13. Já neste Tribunal foi o recorrente notificado para alegar, o que fez, tendo concluído da seguinte forma:
“1ª Da leitura do n.º 3 do art. 35° da L. 30-E/2000 resulta clara uma obrigação de apreciação e deliberação a cargo da Ordem dos Advogados ou da Câmara dos Solicitadores. Assim, a decisão, qualquer que ela seja, deve ser expressa
(apreciam e deliberam):
2ª No caso dos autos, a resposta do Conselho Distrital da Ordem dos Advogados de Coimbra encerra em si um autêntico 'non liquet', na exacta medida em que a lei ordena que o mesmo aprecie e delibere a matéria do pedido e o referido Conselho optou por apresentar considerações a respeito do comportamento do patrocinado, ordenando singelamente que tais considerações fossem comunicadas ao Tribunal da Relação.
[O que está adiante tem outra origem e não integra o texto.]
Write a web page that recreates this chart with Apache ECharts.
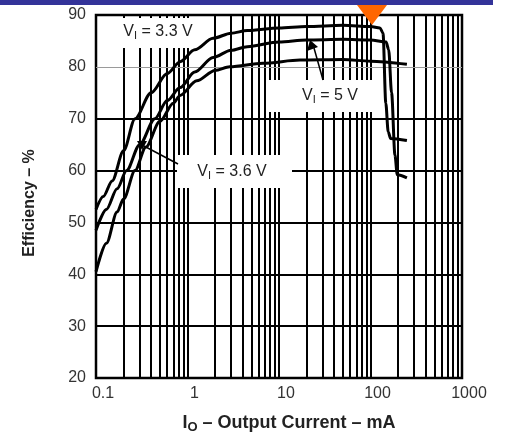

3ª Assim, a lei em causa, no específico ponto em discussão não apresenta qualquer dúvida quanto à sua interpretação/aplicação possível. A própria lei não abre a porta para o entendimento, para a pretensa dimensão normativa que lhe foi concretamente atribuída e que aqui se discute.
4ª A garantia constitucional do acesso à justiça deve articular-se com o princípio fundamental da igualdade e possui uma dupla dimensão: uma dimensão de defesa (defesa dos direitos através dos tribunais) e uma dimensão “prestacional'
(dever de o Estado assegurar meios tendentes a evitar a denegação da justiça por insuficiência de meios económicos),.
5ª O actual sistema social de resolução de conflitos implica: a) Que seja imperativo que todos possam acautelar os seus direitos; b) Que seja também imperativo que o possam fazer através de um sistema permanente de hetero-tutela; c) Que seja ainda imperativo que todos os membros da comunidade se submetam a tal sistema e que aos mesmos seja vedado o recurso à auto-tutela ou justiça privada; d) Que, para tal, todos possam dispor da maior igualdade de armas possível; e) Que, ainda para tanto, o sistema não crie ou admita qualquer espécie de discriminação .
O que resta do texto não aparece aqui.